**GIVEN EXERCISE**
From the first line of the listing below to the line with "0.879, 0.848, 0.800];", print each line exactly, and nothing more. Leave out the pictures.

**SUPPLIED MATERIAL**
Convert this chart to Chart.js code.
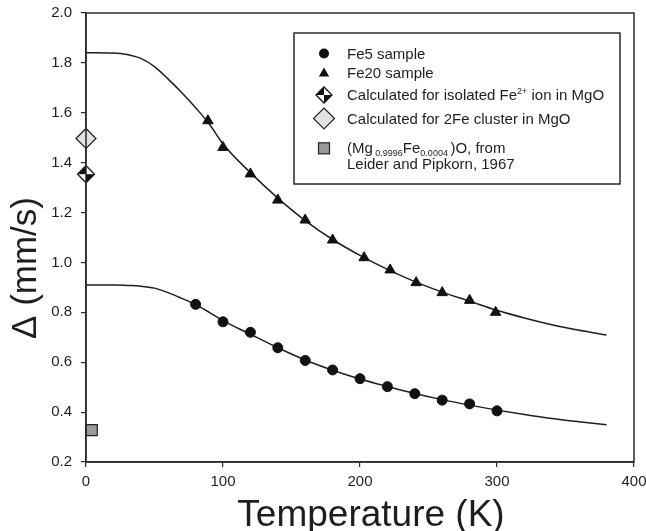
<!DOCTYPE html>
<html>
<head>
<meta charset="utf-8">
<script src="https://cdn.jsdelivr.net/npm/chart.js@4.4.1/dist/chart.umd.min.js"></script>
<style>
  body { margin: 0; background: #fff; }
  #wrap { width: 646px; height: 531px; }
</style>
</head>
<body>
<div id="wrap"><canvas id="chart" width="646" height="531"></canvas></div>
<script>
// quadrupole splitting vs temperature
const xTicks = [0, 100, 200, 300, 400];
const yTicks = [0.2, 0.4, 0.6, 0.8, 1.0, 1.2, 1.4, 1.6, 1.8, 2.0];

// fitted curves
const fitT = [0, 20, 30, 40, 50, 60, 70, 80, 90, 100, 120, 140, 160, 180, 200, 220, 240, 260, 280, 300, 320, 340, 360, 380];
const fe5Fit = [0.910, 0.910, 0.908, 0.905, 0.897, 0.879, 0.856, 0.831, 0.800, 0.767, 0.712, 0.658, 0.609, 0.568, 0.533, 0.503, 0.475, 0.450, 0.428, 0.408, 0.390, 0.374, 0.361, 0.349];
const fe20Fit = [1.841, 1.840, 1.834, 1.818, 1.785, 1.735, 1.680, 1.620, 1.555, 1.475, 1.360, 1.258, 1.168, 1.092, 1.028, 0.972, 0.923, 0.881, 0.845, 0.808, 0.777, 0.750, 0.728, 0.709];

// measured points
const fe5T = [80, 100, 120, 140, 160, 180, 200, 220, 240, 260, 280, 300];
const fe5D = [0.832, 0.762, 0.720, 0.658, 0.607, 0.569, 0.534, 0.502, 0.474, 0.448, 0.433, 0.405];
const fe20T = [89, 100, 120, 140, 160, 180, 203, 222, 241, 260, 280, 299];
const fe20D = [1.568, 1.461, 1.355, 1.250, 1.170, 1.090, 1.019, 0.970, 0.919, 0.879, 0.848, 0.800];

// single reference values
const isolatedT = [0];
const isolatedD = [1.354];
const clusterT = [0];
const clusterD = [1.497];
const leiderT = [4.2];
const leiderD = [0.328];

const FONT = '"Liberation Sans", Arial, sans-serif';
const INK = '#1e1e1e';

function pts(xs, ys) {
  return xs.map((x, i) => ({ x: x, y: ys[i] }));
}

// diamond split into quarters, top-left and bottom-right filled
function quarterDiamond(r) {
  const c = document.createElement('canvas');
  const s = Math.ceil(r * 2 + 3);
  c.width = s; c.height = s;
  const g = c.getContext('2d');
  paintQuarterDiamond(g, s / 2, s / 2, r);
  return c;
}

function paintQuarterDiamond(g, x, y, r) {
  g.fillStyle = '#fff';
  g.beginPath();
  g.moveTo(x, y - r); g.lineTo(x + r, y); g.lineTo(x, y + r); g.lineTo(x - r, y);
  g.closePath();
  g.fill();
  g.fillStyle = '#111';
  g.beginPath();
  g.moveTo(x, y); g.lineTo(x - r, y); g.lineTo(x, y - r); g.closePath();
  g.fill();
  g.beginPath();
  g.moveTo(x, y); g.lineTo(x + r, y); g.lineTo(x, y + r); g.closePath();
  g.fill();
  g.strokeStyle = '#111';
  g.lineWidth = 1.3;
  g.beginPath();
  g.moveTo(x, y - r); g.lineTo(x + r, y); g.lineTo(x, y + r); g.lineTo(x - r, y);
  g.closePath();
  g.stroke();
}

const isoStyle = quarterDiamond(8.5);

// frame, axis titles and the legend box
const decor = {
  id: 'decor',
  afterDraw(chart) {
    const ctx = chart.ctx;
    const a = chart.chartArea;
    ctx.save();
    ctx.strokeStyle = '#2a2a2a';
    ctx.lineWidth = 1.5;
    ctx.strokeRect(a.left, a.top, a.right - a.left, a.bottom - a.top);

    ctx.fillStyle = INK;
    ctx.font = '37px ' + FONT;
    ctx.textAlign = 'center';
    ctx.textBaseline = 'alphabetic';
    ctx.fillText('Temperature (K)', 371, 526);

    ctx.save();
    ctx.translate(36, 268);
    ctx.rotate(-Math.PI / 2);
    ctx.font = '35px ' + FONT;
    ctx.fillText('\u0394 (mm/s)', 0, 0);
    ctx.restore();

    drawLegend(ctx);
    ctx.restore();
  }
};

function drawRuns(ctx, x, y, runs) {
  ctx.textAlign = 'left';
  ctx.textBaseline = 'alphabetic';
  runs.forEach(r => {
    ctx.font = (r.size || 15) + 'px ' + FONT;
    ctx.fillText(r.t, x, y + (r.dy || 0));
    x += ctx.measureText(r.t).width;
  });
}

function drawLegend(ctx) {
  ctx.fillStyle = '#fff';
  ctx.fillRect(294, 33, 326, 151);
  ctx.strokeStyle = '#2a2a2a';
  ctx.lineWidth = 1.5;
  ctx.strokeRect(294, 33, 326, 151);

  const sx = 324;
  const tx = 347;

  // circle
  ctx.fillStyle = '#111';
  ctx.beginPath();
  ctx.arc(sx, 53.5, 5, 0, Math.PI * 2);
  ctx.fill();

  // triangle
  ctx.beginPath();
  ctx.moveTo(sx, 67.5); ctx.lineTo(sx + 5.2, 76.5); ctx.lineTo(sx - 5.2, 76.5);
  ctx.closePath();
  ctx.fill();

  paintQuarterDiamond(ctx, sx, 95, 8);

  // open grey diamond
  ctx.fillStyle = '#e2e2e2';
  ctx.strokeStyle = '#222';
  ctx.lineWidth = 1.2;
  ctx.beginPath();
  ctx.moveTo(sx, 108); ctx.lineTo(sx + 10.5, 118.5); ctx.lineTo(sx, 129); ctx.lineTo(sx - 10.5, 118.5);
  ctx.closePath();
  ctx.fill();
  ctx.stroke();

  // grey square
  ctx.fillStyle = '#9a9a9a';
  ctx.fillRect(sx - 5.5, 142.8, 11, 11);
  ctx.strokeRect(sx - 5.5, 142.8, 11, 11);

  ctx.fillStyle = INK;
  drawRuns(ctx, tx, 58.8, [{ t: 'Fe5 sample' }]);
  drawRuns(ctx, tx, 78, [{ t: 'Fe20 sample' }]);
  drawRuns(ctx, tx, 100.4, [
    { t: 'Calculated for isolated Fe' },
    { t: '2+', size: 9, dy: -6 },
    { t: ' ion in MgO' }
  ]);
  drawRuns(ctx, tx, 124, [{ t: 'Calculated for 2Fe cluster in MgO' }]);
  drawRuns(ctx, tx, 152.5, [
    { t: '(Mg' },
    { t: ' 0.9996', size: 9, dy: 3.5 },
    { t: 'Fe' },
    { t: '0.0004 ', size: 9, dy: 3.5 },
    { t: ')O, from' }
  ]);
  drawRuns(ctx, tx, 169.3, [{ t: 'Leider and Pipkorn, 1967' }]);
}

const ctx = document.getElementById('chart').getContext('2d');
const chart = new Chart(ctx, {
  type: 'scatter',
  data: {
    datasets: [
      {
        label: 'Fe5 sample',
        data: pts(fe5T, fe5D),
        pointStyle: 'circle',
        pointRadius: 5,
        backgroundColor: '#111',
        borderColor: '#111',
        borderWidth: 1,
        clip: false,
        order: 0
      },
      {
        label: 'Fe20 sample',
        data: pts(fe20T, fe20D),
        pointStyle: 'triangle',
        pointRadius: 6,
        backgroundColor: '#111',
        borderColor: '#111',
        borderWidth: 1,
        clip: false,
        order: 0
      },
      {
        label: 'Calculated for isolated Fe2+ ion in MgO',
        data: pts(isolatedT, isolatedD),
        pointStyle: isoStyle,
        clip: false,
        order: 0
      },
      {
        label: 'Calculated for 2Fe cluster in MgO',
        data: pts(clusterT, clusterD),
        pointStyle: 'rectRot',
        pointRadius: 10,
        backgroundColor: '#e2e2e2',
        borderColor: '#222',
        borderWidth: 1.2,
        clip: false,
        order: 0
      },
      {
        label: '(Mg0.9996Fe0.0004)O, from Leider and Pipkorn, 1967',
        data: pts(leiderT, leiderD),
        pointStyle: 'rect',
        pointRadius: 7.8,
        backgroundColor: '#9a9a9a',
        borderColor: '#222',
        borderWidth: 1.2,
        clip: false,
        order: 0
      },
      {
        label: 'Fe5 fit',
        type: 'line',
        data: pts(fitT, fe5Fit),
        showLine: true,
        pointRadius: 0,
        borderColor: INK,
        borderWidth: 1.5,
        cubicInterpolationMode: 'monotone',
        fill: false,
        order: 1
      },
      {
        label: 'Fe20 fit',
        type: 'line',
        data: pts(fitT, fe20Fit),
        showLine: true,
        pointRadius: 0,
        borderColor: INK,
        borderWidth: 1.5,
        cubicInterpolationMode: 'monotone',
        fill: false,
        order: 1
      }
    ]
  },
  options: {
    responsive: false,
    animation: false,
    devicePixelRatio: 1,
    layout: { padding: { top: 13, right: 12, left: 0, bottom: 0 } },
    plugins: {
      legend: { display: false },
      tooltip: { enabled: false }
    },
    scales: {
      x: {
        type: 'linear',
        min: 0,
        max: 400,
        afterBuildTicks: s => { s.ticks = xTicks.map(v => ({ value: v })); },
        afterFit: s => { s.height = 69; s.paddingLeft = 0; s.paddingRight = 0; },
        border: { display: true, color: '#2a2a2a', width: 1.5 },
        grid: { drawOnChartArea: false, drawTicks: true, tickLength: 5, color: '#2a2a2a', lineWidth: 1.2 },
        ticks: {
          padding: 6,
          color: INK,
          font: { family: FONT, size: 15 },
          maxRotation: 0
        }
      },
      y: {
        type: 'linear',
        min: 0.2,
        max: 2.0,
        afterBuildTicks: s => { s.ticks = yTicks.map(v => ({ value: v })); },
        afterFit: s => { s.width = 86; s.paddingTop = 0; s.paddingBottom = 0; },
        border: { display: true, color: '#2a2a2a', width: 1.5 },
        grid: { drawOnChartArea: false, drawTicks: true, tickLength: 5, color: '#2a2a2a', lineWidth: 1.2 },
        ticks: {
          padding: 9,
          color: INK,
          font: { family: FONT, size: 15 },
          callback: v => v.toFixed(1)
        }
      }
    }
  },
  plugins: [decor]
});
</script>
</body>
</html>
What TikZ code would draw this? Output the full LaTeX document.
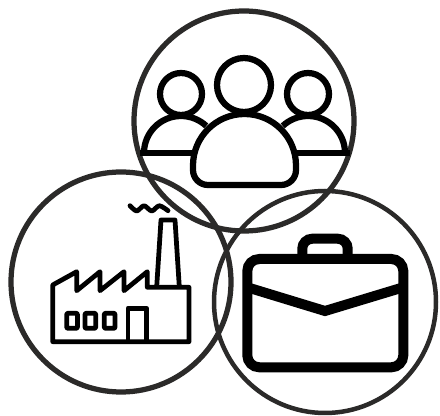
\documentclass[tikz,border=0pt]{standalone}
\definecolor{ringgray}{HTML}{2B2A29}
\tikzset{
    ring/.style={draw=ringgray, line width=0.105cm},
    thinring/.style={draw=ringgray, line width=0.09cm},
    people/.style={draw=black, line width=0.125cm, line join=round},
    factory/.style={draw=black, line width=0.095cm, line join=round},
    brief/.style={draw=black, line width=0.2cm},
}
\begin{document}
\begin{tikzpicture}[x=0.02cm, y=0.02cm]
    \useasboundingbox (0, 0) rectangle (440, 416);

    % three big circles
    \draw[ring] (244, 295) circle (110);
    \draw[ring] (121, 134) circle (110);
    \draw[thinring] (325, 114) circle (111);

    % people
    \draw[people] (244, 331) circle (27);
    \draw[people] (181, 322) circle (21);
    \draw[people] (308, 322) circle (21);
    \draw[people] (144, 263) arc (180:47:37);
    \draw[people] (345, 263) arc (0:133:37);
    \draw[people] (140, 263) -- (193, 263);
    \draw[people] (296, 263) -- (350, 263);
    \draw[people] (193, 250.5) arc (180:0:51.5) -- (296, 246)
        arc (0:-90:15) -- (208, 231) arc (270:180:15) -- cycle;

    % factory
    \draw[factory] (52.7, 74.3) -- (52.7, 131) -- (76.7, 144.3) -- (76.7, 125.3)
        -- (100, 144.3) -- (100, 125.3) -- (124, 144.3) -- (124, 125.3)
        -- (147.3, 144.3) -- (147.3, 128.7) -- (189, 128.7) -- (189, 74.3) -- cycle;
    \draw[factory] (156.7, 129.3) -- (161, 196) -- (175, 196) -- (179.3, 129.3);
    \draw[factory] (128, 74.3) -- (128, 107.7) -- (146.7, 107.7) -- (146.7, 74.3);
    \foreach \xwin in {66.7, 85, 104.3}
        \draw[factory, rounded corners=0.5pt] (\xwin, 87.7) rectangle ++(10.7, 15);
    \draw[factory, line cap=round] plot[smooth] coordinates {(130, 210.3) (136.7, 205)
        (144, 210.3) (151.7, 205) (159.3, 210.3) (168, 205.3)};

    % briefcase
    \draw[brief, rounded corners=0.24cm] (247.3, 48.7) rectangle (403.3, 157);
    \draw[brief, rounded corners=0.2cm] (302.3, 157) -- (302.3, 177.3) -- (347.7, 177.3) -- (347.7, 157);
    \draw[brief] (247.3, 128.7) -- (325, 105) -- (403.3, 128.7);
\end{tikzpicture}
\end{document}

**EXERCISE SOLUTION**
Convert this chart to Chart.js code.
<!DOCTYPE html>
<html>
<head>
<meta charset="utf-8">
<script src="https://cdn.jsdelivr.net/npm/chart.js@4.4.1/dist/chart.umd.min.js"></script>
<style>
  body { margin: 0; background: #fff; }
  #wrap { width: 646px; height: 531px; }
</style>
</head>
<body>
<div id="wrap"><canvas id="chart" width="646" height="531"></canvas></div>
<script>
// quadrupole splitting vs temperature
const xTicks = [0, 100, 200, 300, 400];
const yTicks = [0.2, 0.4, 0.6, 0.8, 1.0, 1.2, 1.4, 1.6, 1.8, 2.0];

// fitted curves
const fitT = [0, 20, 30, 40, 50, 60, 70, 80, 90, 100, 120, 140, 160, 180, 200, 220, 240, 260, 280, 300, 320, 340, 360, 380];
const fe5Fit = [0.910, 0.910, 0.908, 0.905, 0.897, 0.879, 0.856, 0.831, 0.800, 0.767, 0.712, 0.658, 0.609, 0.568, 0.533, 0.503, 0.475, 0.450, 0.428, 0.408, 0.390, 0.374, 0.361, 0.349];
const fe20Fit = [1.841, 1.840, 1.834, 1.818, 1.785, 1.735, 1.680, 1.620, 1.555, 1.475, 1.360, 1.258, 1.168, 1.092, 1.028, 0.972, 0.923, 0.881, 0.845, 0.808, 0.777, 0.750, 0.728, 0.709];

// measured points
const fe5T = [80, 100, 120, 140, 160, 180, 200, 220, 240, 260, 280, 300];
const fe5D = [0.832, 0.762, 0.720, 0.658, 0.607, 0.569, 0.534, 0.502, 0.474, 0.448, 0.433, 0.405];
const fe20T = [89, 100, 120, 140, 160, 180, 203, 222, 241, 260, 280, 299];
const fe20D = [1.568, 1.461, 1.355, 1.250, 1.170, 1.090, 1.019, 0.970, 0.919, 0.879, 0.848, 0.800];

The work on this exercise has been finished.